Directions:
Write out every line of the material as it stands, apart from the pictures.

--- START ---

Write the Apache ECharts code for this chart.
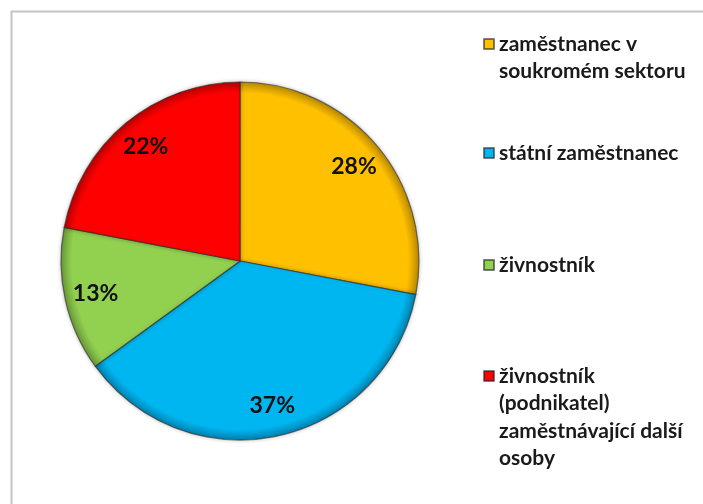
<!DOCTYPE html>
<html>
<head>
<meta charset="utf-8">
<script src="https://cdn.jsdelivr.net/npm/echarts@6/dist/echarts.min.js"></script>
<style>
html, body { margin: 0; padding: 0; background: #fff; }
#chart { width: 703px; height: 504px; }
</style>
</head>
<body>
<div id="chart"></div>
<script>
var categories = ['zaměstnanec v soukromém sektoru', 'státní zaměstnanec', 'živnostník', 'živnostník (podnikatel) zaměstnávající další osoby'];
var values = [28, 37, 13, 22];
var colors = ['#FFC000', '#00B6F0', '#92D050', '#FF0000'];
var rimColors = ['#B88A00', '#0082B0', '#6A9A38', '#B80000'];
// wrapped legend text, as in the original
var legendText = ['zaměstnanec v\nsoukromém sektoru', 'státní zaměstnanec', 'živnostník', 'živnostník\n(podnikatel)\nzaměstnávající další\nosoby'];
var iconY = [44, 153, 265, 376];

var font = 'Lato, "Open Sans", sans-serif';
var lh = 27.5;
var cx = 240, cy = 261, R = 179;

var pieData = categories.map(function (c, i) {
    return {
        name: c,
        value: values[i],
        itemStyle: {
            color: {
                type: 'radial', x: cx, y: cy, r: R, global: true,
                colorStops: [
                    { offset: 0, color: colors[i] },
                    { offset: 0.94, color: colors[i] },
                    { offset: 1, color: rimColors[i] }
                ]
            }
        }
    };
});

var legends = categories.map(function (c, i) {
    var n = legendText[i].split('\n').length;
    var pad = '';
    for (var k = 1; k < n; k++) pad += ' \n';
    return {
        data: [{ name: c, itemStyle: { color: colors[i] } }],
        left: 483,
        top: iconY[i] - (2 * n - 1) * lh / 2,
        padding: 0,
        orient: 'vertical',
        icon: 'rect',
        itemWidth: 10,
        itemHeight: 10,
        selectedMode: false,
        formatter: function () { return pad + legendText[i]; },
        textStyle: {
            fontFamily: font,
            fontWeight: 'bold',
            fontSize: 21,
            color: '#1a1a1a',
            lineHeight: lh
        }
    };
});

var myChart = echarts.init(document.getElementById('chart'));
var option = {
    animation: false,
    graphic: [
        {
            type: 'rect',
            shape: { x: 11.5, y: 11.5, width: 720, height: 520 },
            style: { fill: 'none', stroke: '#c4c4c4', lineWidth: 2 },
            silent: true
        }
    ],
    legend: legends,
    series: [
        {
            name: 'slices',
            type: 'pie',
            center: [cx, cy],
            radius: [0, R],
            startAngle: 90,
            clockwise: true,
            data: pieData,
            label: { show: false },
            labelLine: { show: false },
            itemStyle: {
                borderColor: 'rgba(40,40,40,0.6)',
                borderWidth: 1.2,
                shadowColor: 'rgba(0,0,0,0.25)',
                shadowBlur: 4
            },
            emphasis: { disabled: true }
        },
        {
            name: 'labels',
            type: 'pie',
            center: [cx, cy],
            radius: [111, R],
            startAngle: 90,
            clockwise: true,
            silent: true,
            data: categories.map(function (c, i) { return { name: c, value: values[i] }; }),
            itemStyle: { color: 'rgba(0,0,0,0)' },
            label: {
                show: true,
                position: 'inside',
                formatter: '{c}%',
                fontFamily: font,
                fontWeight: 'bold',
                fontSize: 23,
                color: '#111'
            },
            labelLine: { show: false },
            emphasis: { disabled: true }
        }
    ]
};
myChart.setOption(option);
</script>
</body>
</html>
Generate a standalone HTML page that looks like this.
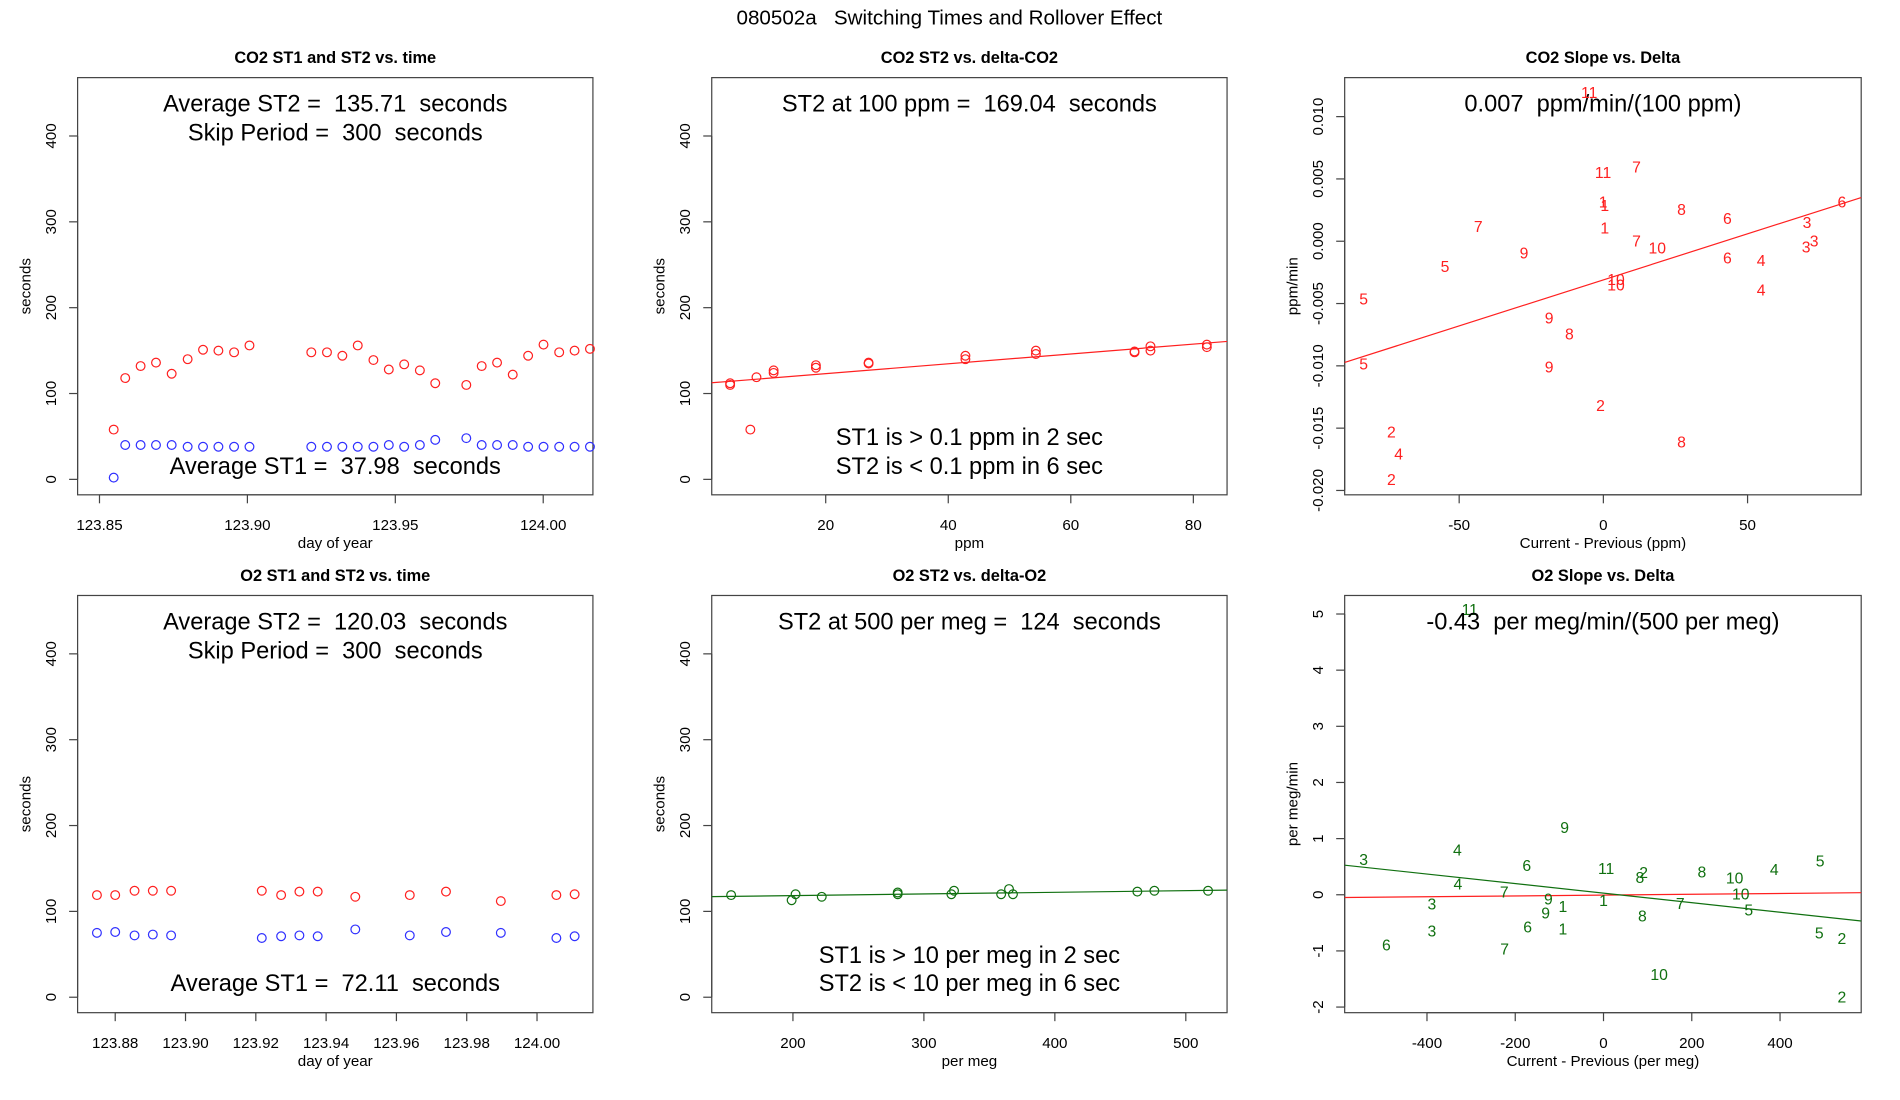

--- END ---

Response:
Write the Apache ECharts code for this chart.
<!DOCTYPE html>
<html>
<head>
<meta charset="utf-8">
<script src="https://cdn.jsdelivr.net/npm/echarts@6/dist/echarts.min.js"></script>
<style>
html, body { margin: 0; padding: 0; background: #fff; }
#chart { width: 703px; height: 504px; }
</style>
</head>
<body>
<div id="chart"></div>
<script>
var categories = ['zaměstnanec v soukromém sektoru', 'státní zaměstnanec', 'živnostník', 'živnostník (podnikatel) zaměstnávající další osoby'];
var values = [28, 37, 13, 22];
var colors = ['#FFC000', '#00B6F0', '#92D050', '#FF0000'];
var rimColors = ['#B88A00', '#0082B0', '#6A9A38', '#B80000'];
// wrapped legend text, as in the original
var legendText = ['zaměstnanec v\nsoukromém sektoru', 'státní zaměstnanec', 'živnostník', 'živnostník\n(podnikatel)\nzaměstnávající další\nosoby'];
var iconY = [44, 153, 265, 376];

var font = 'Lato, "Open Sans", sans-serif';
var lh = 27.5;
var cx = 240, cy = 261, R = 179;

var pieData = categories.map(function (c, i) {
    return {
        name: c,
        value: values[i],
        itemStyle: {
            color: {
                type: 'radial', x: cx, y: cy, r: R, global: true,
                colorStops: [
                    { offset: 0, color: colors[i] },
                    { offset: 0.94, color: colors[i] },
                    { offset: 1, color: rimColors[i] }
                ]
            }
        }
    };
});

var legends = categories.map(function (c, i) {
    var n = legendText[i].split('\n').length;
    var pad = '';
    for (var k = 1; k < n; k++) pad += ' \n';
    return {
        data: [{ name: c, itemStyle: { color: colors[i] } }],
        left: 483,
        top: iconY[i] - (2 * n - 1) * lh / 2,
        padding: 0,
        orient: 'vertical',
        icon: 'rect',
        itemWidth: 10,
        itemHeight: 10,
        selectedMode: false,
        formatter: function () { return pad + legendText[i]; },
        textStyle: {
            fontFamily: font,
            fontWeight: 'bold',
            fontSize: 21,
            color: '#1a1a1a',
            lineHeight: lh
        }
    };
});

var myChart = echarts.init(document.getElementById('chart'));
var option = {
    animation: false,
    graphic: [
        {
            type: 'rect',
            shape: { x: 11.5, y: 11.5, width: 720, height: 520 },
            style: { fill: 'none', stroke: '#c4c4c4', lineWidth: 2 },
            silent: true
        }
    ],
    legend: legends,
    series: [
        {
            name: 'slices',
            type: 'pie',
            center: [cx, cy],
            radius: [0, R],
            startAngle: 90,
            clockwise: true,
            data: pieData,
            label: { show: false },
            labelLine: { show: false },
            itemStyle: {
                borderColor: 'rgba(40,40,40,0.6)',
                borderWidth: 1.2,
                shadowColor: 'rgba(0,0,0,0.25)',
                shadowBlur: 4
            },
            emphasis: { disabled: true }
        },
        {
            name: 'labels',
            type: 'pie',
            center: [cx, cy],
            radius: [111, R],
            startAngle: 90,
            clockwise: true,
            silent: true,
            data: categories.map(function (c, i) { return { name: c, value: values[i] }; }),
            itemStyle: { color: 'rgba(0,0,0,0)' },
            label: {
                show: true,
                position: 'inside',
                formatter: '{c}%',
                fontFamily: font,
                fontWeight: 'bold',
                fontSize: 23,
                color: '#111'
            },
            labelLine: { show: false },
            emphasis: { disabled: true }
        }
    ]
};
myChart.setOption(option);
</script>
</body>
</html>
Generate a standalone HTML page that looks like this.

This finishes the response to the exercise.